Another question to ask yourself is how the analyst using this information interpreting the information?  Is the analyst going to have to imply any meaning because when you reported the information you were not being explicit.  Is that analyst going to correctly imply the right meaning?

Sometimes XBRL taxonomies don't help you understand how to report certain identifying information or information which helps you properly represent the information you need to report in XBRL.  If the XBRL taxonomy does not, you will still need to do something to be sure the meaning you are trying to articulate will be interpreted properly by users of the information.

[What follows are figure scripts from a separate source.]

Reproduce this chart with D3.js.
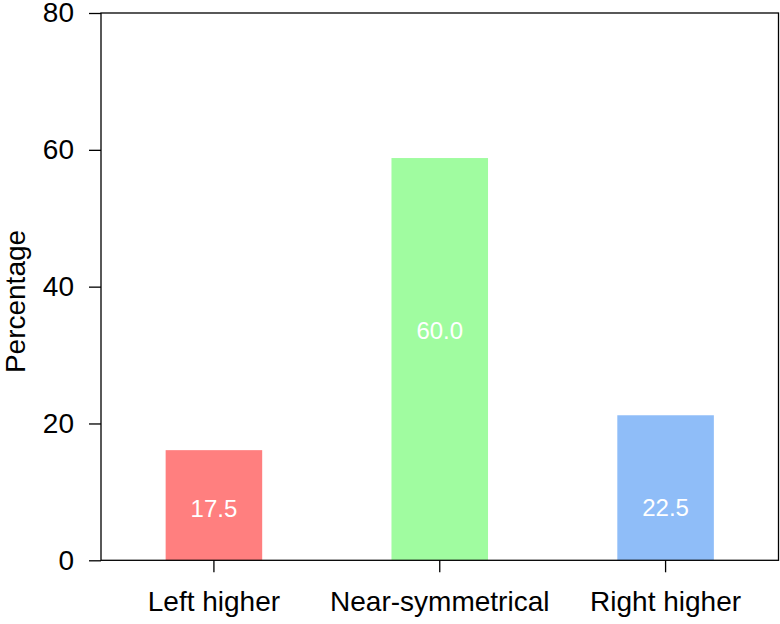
<!DOCTYPE html>
<html>
<head>
<meta charset="utf-8">
<script src="https://cdn.jsdelivr.net/npm/d3@7"></script>
<style>
  html, body { margin: 0; padding: 0; background: #ffffff; }
  svg { display: block; font-family: "Liberation Sans", Arial, Helvetica, sans-serif; }
</style>
</head>
<body>
<svg id="chart" width="780" height="624"></svg>
<script>
// ---- data ----
const categories = ["Left higher", "Near-symmetrical", "Right higher"];
const barHeights = [16.1, 58.8, 21.2];          // bar tops as drawn in the picture
const barLabels  = ["17.5", "60.0", "22.5"];    // printed labels
const labelAt    = [7.6, 33.6, 7.7];            // value where each label sits
const barColors  = ["#ff7f7f", "#a0fca0", "#8fbdf8"];
const yTicks     = [0, 20, 40, 60, 80];
const yTitle     = "Percentage";

// ---- layout ----
const svg = d3.select("#chart");
const mLeft = 101, mRight = 778.5, mTop = 13, mBottom = 560.3;

const x = d3.scaleBand().domain(categories).range([mLeft, mRight]).padding(0);
const y = d3.scaleLinear().domain([0, 80]).range([mBottom, mTop]);
const barW = x.bandwidth() * 0.4275;

// bars
svg.append("g").selectAll("rect")
  .data(categories)
  .join("rect")
  .attr("x", (d) => x(d) + x.bandwidth() / 2 - barW / 2)
  .attr("y", (d, i) => y(barHeights[i]))
  .attr("width", barW)
  .attr("height", (d, i) => y(0) - y(barHeights[i]))
  .attr("fill", (d, i) => barColors[i]);

// bar labels
svg.append("g").selectAll("text")
  .data(categories)
  .join("text")
  .attr("x", (d) => x(d) + x.bandwidth() / 2)
  .attr("y", (d, i) => y(labelAt[i]))
  .attr("dy", "0.36em")
  .attr("text-anchor", "middle")
  .attr("fill", "#ffffff")
  .attr("font-size", 24)
  .text((d, i) => barLabels[i]);

// panel box
svg.append("rect")
  .attr("x", mLeft).attr("y", mTop)
  .attr("width", mRight - mLeft).attr("height", mBottom - mTop)
  .attr("fill", "none").attr("stroke", "#000").attr("stroke-width", 1.3);

// y axis
const yAxis = svg.append("g")
  .attr("transform", `translate(${mLeft},0)`)
  .call(d3.axisLeft(y).tickValues(yTicks).tickSize(12).tickPadding(15).tickFormat(d3.format("d")));
yAxis.select(".domain").remove();
yAxis.selectAll("line").attr("stroke", "#000").attr("stroke-width", 1.3);
yAxis.selectAll("text").attr("font-size", 28).attr("fill", "#000")
  .attr("font-family", "'Liberation Sans', Arial, Helvetica, sans-serif");

// x axis
const xAxis = svg.append("g")
  .attr("transform", `translate(0,${mBottom})`)
  .call(d3.axisBottom(x).tickSize(12).tickPadding(19));
xAxis.select(".domain").remove();
xAxis.selectAll("line").attr("stroke", "#000").attr("stroke-width", 1.3);
xAxis.selectAll("text").attr("font-size", 28).attr("fill", "#000")
  .attr("font-family", "'Liberation Sans', Arial, Helvetica, sans-serif");

// y title
svg.append("text")
  .attr("transform", `translate(25,301.5) rotate(-90)`)
  .attr("text-anchor", "middle")
  .attr("font-size", 28)
  .attr("fill", "#000")
  .text(yTitle);
</script>
</body>
</html>
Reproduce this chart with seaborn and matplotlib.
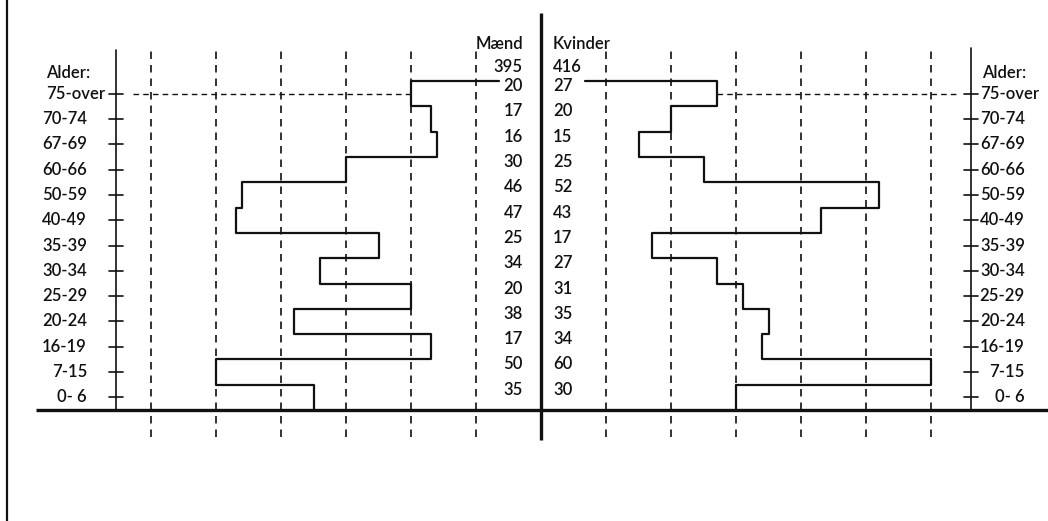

The bottom line is to ask users of the information if they are having any issues making sense of your XBRL based financial reports.  But the CPAs/CAs who create this information, those who review this information, internal auditors who work with this information, third party auditors dealing with this information, attorneys who help prepare and work with this information, and others need to be conscious of what they are saying in their XBRL based financial reports.  Software can help you, but you are the one who is ultimately responsible for the quality of your XBRL based financial reports.